▶ CHALLENGE: Lines containing the string "that" are to be collected in full.

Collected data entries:
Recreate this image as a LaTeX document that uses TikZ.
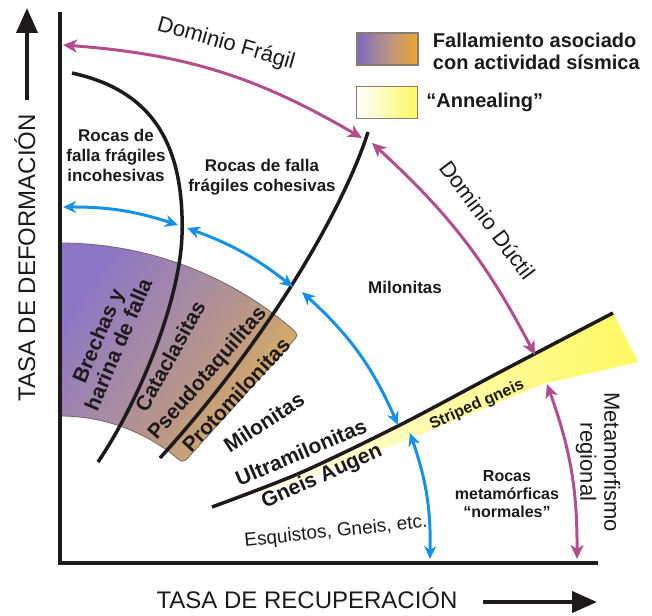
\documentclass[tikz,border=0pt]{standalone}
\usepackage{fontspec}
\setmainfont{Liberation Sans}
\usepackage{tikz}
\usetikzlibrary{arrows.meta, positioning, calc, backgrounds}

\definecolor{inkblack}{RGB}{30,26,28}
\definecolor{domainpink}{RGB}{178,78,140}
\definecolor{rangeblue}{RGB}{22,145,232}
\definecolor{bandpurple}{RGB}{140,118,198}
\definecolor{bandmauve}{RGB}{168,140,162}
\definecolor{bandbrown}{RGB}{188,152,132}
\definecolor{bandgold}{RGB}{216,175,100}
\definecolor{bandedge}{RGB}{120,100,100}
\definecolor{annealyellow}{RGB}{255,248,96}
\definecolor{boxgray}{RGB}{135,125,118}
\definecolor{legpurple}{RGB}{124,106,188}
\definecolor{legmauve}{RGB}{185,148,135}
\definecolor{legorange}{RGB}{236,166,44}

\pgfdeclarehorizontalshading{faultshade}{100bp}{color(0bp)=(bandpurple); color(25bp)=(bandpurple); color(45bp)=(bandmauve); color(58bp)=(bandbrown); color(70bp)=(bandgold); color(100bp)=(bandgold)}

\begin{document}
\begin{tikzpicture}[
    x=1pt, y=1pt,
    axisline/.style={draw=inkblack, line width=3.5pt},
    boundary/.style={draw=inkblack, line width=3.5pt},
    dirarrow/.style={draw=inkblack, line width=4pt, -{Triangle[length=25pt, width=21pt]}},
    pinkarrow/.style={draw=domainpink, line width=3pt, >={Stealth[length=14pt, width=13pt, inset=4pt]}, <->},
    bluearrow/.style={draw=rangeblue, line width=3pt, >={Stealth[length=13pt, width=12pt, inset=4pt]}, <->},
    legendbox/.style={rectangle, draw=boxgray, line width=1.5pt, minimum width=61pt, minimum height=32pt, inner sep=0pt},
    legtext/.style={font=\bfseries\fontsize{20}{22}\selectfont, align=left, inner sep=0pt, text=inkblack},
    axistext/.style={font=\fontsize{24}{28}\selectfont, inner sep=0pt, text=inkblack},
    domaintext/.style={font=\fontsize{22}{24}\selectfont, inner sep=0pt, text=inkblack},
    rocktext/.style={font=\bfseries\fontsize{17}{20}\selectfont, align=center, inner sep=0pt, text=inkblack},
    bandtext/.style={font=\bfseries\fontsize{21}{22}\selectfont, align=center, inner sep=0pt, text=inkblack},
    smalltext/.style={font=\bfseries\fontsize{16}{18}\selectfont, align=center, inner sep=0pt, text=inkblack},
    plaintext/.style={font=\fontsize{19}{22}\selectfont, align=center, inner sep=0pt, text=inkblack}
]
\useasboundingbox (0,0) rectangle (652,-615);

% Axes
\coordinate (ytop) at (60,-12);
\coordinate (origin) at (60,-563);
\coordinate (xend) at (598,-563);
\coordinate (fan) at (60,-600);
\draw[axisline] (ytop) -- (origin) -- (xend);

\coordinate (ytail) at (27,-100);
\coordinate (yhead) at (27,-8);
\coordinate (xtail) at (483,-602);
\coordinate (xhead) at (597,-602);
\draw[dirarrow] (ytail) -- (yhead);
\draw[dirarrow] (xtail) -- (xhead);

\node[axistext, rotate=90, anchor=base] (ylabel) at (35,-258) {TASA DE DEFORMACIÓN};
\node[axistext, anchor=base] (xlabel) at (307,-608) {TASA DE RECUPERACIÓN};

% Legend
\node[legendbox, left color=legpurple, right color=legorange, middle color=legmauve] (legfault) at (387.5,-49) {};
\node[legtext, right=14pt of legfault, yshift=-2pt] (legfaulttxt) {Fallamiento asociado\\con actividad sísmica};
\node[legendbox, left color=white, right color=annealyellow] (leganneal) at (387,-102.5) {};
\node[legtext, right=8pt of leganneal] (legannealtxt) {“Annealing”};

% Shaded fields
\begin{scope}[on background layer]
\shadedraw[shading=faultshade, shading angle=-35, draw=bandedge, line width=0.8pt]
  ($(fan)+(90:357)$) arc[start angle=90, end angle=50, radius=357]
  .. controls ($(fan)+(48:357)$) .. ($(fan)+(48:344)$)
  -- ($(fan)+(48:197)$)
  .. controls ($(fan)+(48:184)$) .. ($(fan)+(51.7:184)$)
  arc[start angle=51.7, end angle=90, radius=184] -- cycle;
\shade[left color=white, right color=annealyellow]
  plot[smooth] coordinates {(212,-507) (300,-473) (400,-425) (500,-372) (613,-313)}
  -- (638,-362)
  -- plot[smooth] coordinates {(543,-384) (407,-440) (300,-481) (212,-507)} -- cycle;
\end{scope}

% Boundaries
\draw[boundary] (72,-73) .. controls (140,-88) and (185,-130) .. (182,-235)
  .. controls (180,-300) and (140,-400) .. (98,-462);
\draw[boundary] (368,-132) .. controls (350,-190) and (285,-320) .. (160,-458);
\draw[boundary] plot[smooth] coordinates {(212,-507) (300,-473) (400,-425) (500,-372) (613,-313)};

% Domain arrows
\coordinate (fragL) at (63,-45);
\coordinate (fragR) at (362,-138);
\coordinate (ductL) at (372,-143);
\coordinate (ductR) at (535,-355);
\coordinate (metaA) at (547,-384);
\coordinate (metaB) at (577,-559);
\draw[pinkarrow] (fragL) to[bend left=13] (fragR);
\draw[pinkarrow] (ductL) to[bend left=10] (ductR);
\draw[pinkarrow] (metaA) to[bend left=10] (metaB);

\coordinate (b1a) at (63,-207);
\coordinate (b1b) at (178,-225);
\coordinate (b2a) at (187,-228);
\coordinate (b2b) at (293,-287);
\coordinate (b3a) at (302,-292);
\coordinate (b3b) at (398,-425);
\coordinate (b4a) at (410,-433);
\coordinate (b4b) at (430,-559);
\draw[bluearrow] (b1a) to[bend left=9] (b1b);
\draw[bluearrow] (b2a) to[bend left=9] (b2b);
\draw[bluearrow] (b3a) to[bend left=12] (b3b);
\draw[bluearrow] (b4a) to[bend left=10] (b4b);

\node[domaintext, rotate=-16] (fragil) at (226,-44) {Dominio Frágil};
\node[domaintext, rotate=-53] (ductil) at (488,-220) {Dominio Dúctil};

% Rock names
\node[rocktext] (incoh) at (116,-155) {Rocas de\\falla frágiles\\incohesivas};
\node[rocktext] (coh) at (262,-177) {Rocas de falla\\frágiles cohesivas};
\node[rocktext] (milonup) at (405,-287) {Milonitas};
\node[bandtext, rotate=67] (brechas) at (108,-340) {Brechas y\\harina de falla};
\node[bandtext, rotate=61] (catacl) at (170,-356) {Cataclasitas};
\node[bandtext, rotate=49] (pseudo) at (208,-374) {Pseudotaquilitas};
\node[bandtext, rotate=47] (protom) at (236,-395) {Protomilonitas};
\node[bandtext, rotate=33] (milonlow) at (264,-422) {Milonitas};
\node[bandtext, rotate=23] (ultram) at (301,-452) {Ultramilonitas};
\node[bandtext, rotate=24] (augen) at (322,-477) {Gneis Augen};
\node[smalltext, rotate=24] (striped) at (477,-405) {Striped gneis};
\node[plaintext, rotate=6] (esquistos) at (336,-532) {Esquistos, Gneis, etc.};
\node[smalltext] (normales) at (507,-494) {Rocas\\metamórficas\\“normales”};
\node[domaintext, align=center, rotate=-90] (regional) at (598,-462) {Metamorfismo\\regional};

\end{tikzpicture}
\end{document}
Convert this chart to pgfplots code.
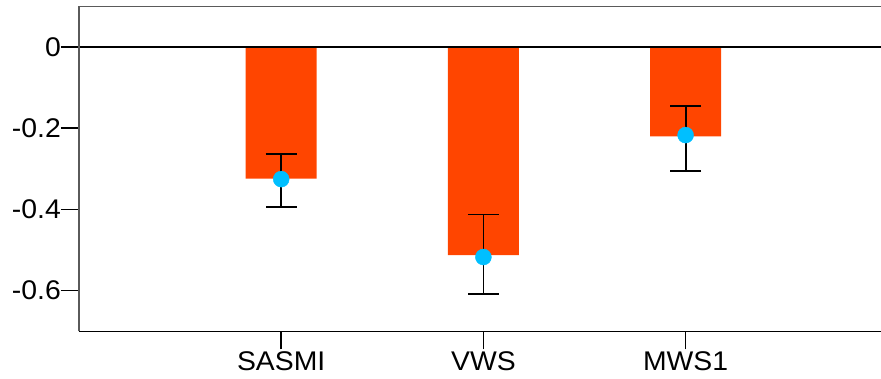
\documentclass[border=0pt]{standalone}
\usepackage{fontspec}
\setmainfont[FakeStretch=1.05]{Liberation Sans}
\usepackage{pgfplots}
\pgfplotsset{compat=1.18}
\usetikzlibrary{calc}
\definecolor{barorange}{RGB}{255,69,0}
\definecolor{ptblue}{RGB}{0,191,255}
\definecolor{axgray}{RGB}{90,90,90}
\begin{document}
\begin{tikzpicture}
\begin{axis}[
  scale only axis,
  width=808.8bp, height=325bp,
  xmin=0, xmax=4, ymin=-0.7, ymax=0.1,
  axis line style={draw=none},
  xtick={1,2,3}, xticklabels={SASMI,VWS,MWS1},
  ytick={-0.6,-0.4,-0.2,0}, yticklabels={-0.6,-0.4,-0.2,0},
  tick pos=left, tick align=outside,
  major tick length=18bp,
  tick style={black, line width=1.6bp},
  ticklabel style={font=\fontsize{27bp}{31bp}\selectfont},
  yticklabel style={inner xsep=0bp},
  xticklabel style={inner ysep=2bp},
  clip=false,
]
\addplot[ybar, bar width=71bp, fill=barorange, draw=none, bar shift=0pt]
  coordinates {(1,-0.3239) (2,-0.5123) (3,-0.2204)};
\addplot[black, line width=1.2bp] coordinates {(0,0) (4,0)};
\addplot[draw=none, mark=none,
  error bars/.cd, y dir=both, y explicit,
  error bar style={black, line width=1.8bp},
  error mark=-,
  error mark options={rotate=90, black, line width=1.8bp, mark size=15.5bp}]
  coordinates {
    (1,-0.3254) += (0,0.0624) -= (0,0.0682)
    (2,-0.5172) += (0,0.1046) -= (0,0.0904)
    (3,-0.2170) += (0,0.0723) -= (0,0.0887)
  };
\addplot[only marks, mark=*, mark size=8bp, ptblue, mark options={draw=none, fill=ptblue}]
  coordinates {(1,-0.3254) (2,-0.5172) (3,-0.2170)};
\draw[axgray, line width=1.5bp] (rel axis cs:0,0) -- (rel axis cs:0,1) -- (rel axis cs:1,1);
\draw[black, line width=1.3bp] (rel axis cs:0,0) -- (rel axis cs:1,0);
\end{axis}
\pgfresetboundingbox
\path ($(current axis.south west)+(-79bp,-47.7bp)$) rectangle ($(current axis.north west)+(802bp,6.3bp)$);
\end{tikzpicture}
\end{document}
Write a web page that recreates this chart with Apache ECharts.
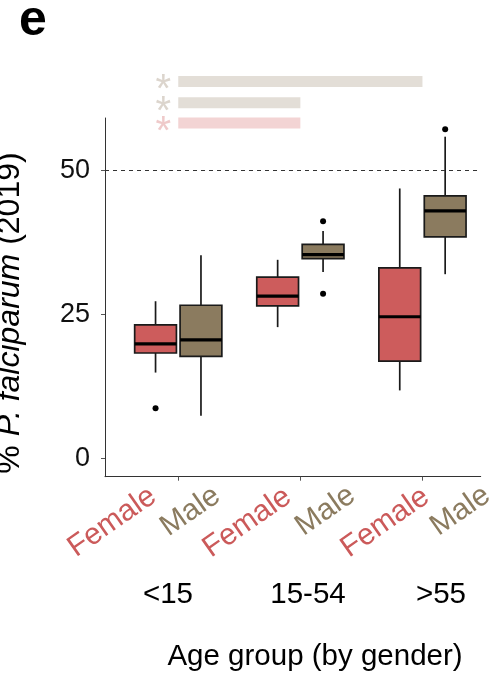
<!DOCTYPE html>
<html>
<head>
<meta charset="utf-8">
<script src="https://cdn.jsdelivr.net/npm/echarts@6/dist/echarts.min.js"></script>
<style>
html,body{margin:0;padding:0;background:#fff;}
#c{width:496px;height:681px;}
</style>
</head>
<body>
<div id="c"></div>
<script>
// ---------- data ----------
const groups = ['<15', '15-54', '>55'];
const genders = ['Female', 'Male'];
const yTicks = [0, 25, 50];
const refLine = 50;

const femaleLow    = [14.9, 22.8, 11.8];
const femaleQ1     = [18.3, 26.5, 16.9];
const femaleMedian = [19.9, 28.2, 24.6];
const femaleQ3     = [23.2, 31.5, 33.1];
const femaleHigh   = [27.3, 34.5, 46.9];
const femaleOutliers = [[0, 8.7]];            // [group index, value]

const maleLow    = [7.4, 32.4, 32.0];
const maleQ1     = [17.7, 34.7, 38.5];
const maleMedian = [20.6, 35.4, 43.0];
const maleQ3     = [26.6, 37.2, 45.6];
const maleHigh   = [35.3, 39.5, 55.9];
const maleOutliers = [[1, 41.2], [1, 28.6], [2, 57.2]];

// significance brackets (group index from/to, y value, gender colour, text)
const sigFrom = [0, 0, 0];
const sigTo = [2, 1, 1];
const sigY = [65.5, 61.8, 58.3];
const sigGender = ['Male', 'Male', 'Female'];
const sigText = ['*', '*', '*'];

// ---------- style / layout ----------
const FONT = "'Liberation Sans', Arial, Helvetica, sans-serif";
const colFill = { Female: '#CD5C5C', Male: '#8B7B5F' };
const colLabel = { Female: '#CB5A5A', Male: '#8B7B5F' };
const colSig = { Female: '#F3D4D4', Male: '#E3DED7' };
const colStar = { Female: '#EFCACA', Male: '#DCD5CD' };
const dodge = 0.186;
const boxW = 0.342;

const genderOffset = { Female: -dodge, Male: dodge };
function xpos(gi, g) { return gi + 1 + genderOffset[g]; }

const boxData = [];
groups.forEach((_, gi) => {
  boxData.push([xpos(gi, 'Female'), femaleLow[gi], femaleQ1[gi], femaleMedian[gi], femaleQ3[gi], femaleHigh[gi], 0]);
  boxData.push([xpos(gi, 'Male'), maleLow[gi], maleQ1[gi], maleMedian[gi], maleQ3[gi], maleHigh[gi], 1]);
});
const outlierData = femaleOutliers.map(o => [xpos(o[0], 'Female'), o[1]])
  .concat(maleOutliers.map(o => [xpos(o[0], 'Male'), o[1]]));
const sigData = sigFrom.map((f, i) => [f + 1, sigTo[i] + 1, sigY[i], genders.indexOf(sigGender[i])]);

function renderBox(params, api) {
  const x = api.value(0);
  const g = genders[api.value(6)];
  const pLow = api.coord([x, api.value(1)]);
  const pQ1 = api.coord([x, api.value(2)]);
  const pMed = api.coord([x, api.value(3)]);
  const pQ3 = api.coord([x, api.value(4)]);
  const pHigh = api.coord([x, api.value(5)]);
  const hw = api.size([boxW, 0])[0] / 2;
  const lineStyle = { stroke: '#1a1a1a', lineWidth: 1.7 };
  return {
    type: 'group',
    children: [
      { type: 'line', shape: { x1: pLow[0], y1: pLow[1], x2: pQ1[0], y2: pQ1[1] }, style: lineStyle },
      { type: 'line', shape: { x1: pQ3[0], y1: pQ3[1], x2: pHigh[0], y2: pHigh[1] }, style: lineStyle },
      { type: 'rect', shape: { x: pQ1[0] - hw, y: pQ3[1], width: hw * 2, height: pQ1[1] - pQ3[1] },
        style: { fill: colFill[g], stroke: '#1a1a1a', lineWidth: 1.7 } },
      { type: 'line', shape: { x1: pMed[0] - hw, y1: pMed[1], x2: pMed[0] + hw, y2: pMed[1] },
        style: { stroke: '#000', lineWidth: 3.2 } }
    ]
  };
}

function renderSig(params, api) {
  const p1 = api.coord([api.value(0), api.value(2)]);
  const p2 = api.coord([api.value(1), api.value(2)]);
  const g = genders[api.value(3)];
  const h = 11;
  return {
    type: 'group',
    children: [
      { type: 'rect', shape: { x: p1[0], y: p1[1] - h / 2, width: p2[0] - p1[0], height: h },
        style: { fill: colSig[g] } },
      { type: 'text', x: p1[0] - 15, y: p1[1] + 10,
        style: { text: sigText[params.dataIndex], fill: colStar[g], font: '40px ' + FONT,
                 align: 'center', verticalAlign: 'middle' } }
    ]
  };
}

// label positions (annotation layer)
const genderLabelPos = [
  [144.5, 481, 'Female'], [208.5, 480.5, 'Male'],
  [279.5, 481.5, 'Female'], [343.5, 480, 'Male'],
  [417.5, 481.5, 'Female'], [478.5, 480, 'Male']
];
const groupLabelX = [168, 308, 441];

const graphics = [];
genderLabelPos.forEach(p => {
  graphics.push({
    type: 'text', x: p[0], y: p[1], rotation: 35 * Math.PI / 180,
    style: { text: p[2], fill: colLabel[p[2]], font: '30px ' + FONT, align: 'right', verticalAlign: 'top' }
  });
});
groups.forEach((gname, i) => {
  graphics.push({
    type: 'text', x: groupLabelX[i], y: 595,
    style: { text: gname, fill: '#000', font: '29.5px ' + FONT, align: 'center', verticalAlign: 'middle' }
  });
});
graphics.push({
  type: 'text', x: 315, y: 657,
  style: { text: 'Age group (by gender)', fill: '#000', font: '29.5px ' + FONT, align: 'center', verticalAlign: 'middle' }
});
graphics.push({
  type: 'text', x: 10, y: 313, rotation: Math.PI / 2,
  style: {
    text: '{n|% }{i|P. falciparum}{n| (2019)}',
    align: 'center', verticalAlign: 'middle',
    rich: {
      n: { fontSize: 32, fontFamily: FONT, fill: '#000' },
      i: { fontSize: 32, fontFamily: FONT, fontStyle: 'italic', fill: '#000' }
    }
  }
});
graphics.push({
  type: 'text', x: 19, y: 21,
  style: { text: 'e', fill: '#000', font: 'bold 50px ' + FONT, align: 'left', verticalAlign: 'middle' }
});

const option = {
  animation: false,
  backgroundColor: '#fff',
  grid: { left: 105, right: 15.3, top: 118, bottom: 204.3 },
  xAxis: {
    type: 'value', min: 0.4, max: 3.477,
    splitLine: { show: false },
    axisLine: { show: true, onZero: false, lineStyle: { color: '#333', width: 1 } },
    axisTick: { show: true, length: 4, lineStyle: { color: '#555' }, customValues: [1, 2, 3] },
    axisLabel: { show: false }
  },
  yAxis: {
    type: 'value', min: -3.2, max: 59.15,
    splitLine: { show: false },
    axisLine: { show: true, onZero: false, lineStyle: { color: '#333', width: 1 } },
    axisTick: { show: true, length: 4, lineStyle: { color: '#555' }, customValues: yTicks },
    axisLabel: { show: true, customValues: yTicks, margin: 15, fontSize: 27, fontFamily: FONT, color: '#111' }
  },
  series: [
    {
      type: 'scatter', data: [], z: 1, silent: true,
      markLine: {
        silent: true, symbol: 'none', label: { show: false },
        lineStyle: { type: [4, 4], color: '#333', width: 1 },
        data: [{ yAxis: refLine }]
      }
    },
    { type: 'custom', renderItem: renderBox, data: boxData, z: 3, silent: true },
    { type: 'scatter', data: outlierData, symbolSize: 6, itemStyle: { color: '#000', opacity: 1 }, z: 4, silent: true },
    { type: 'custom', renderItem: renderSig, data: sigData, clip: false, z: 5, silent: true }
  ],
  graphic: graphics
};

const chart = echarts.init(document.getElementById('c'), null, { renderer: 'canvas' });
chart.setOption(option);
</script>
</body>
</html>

▶ SOLUTION FOR THIS EXERCISE:
Recreate this image as a LaTeX document that uses TikZ.
Write a web page that recreates this chart with Apache ECharts.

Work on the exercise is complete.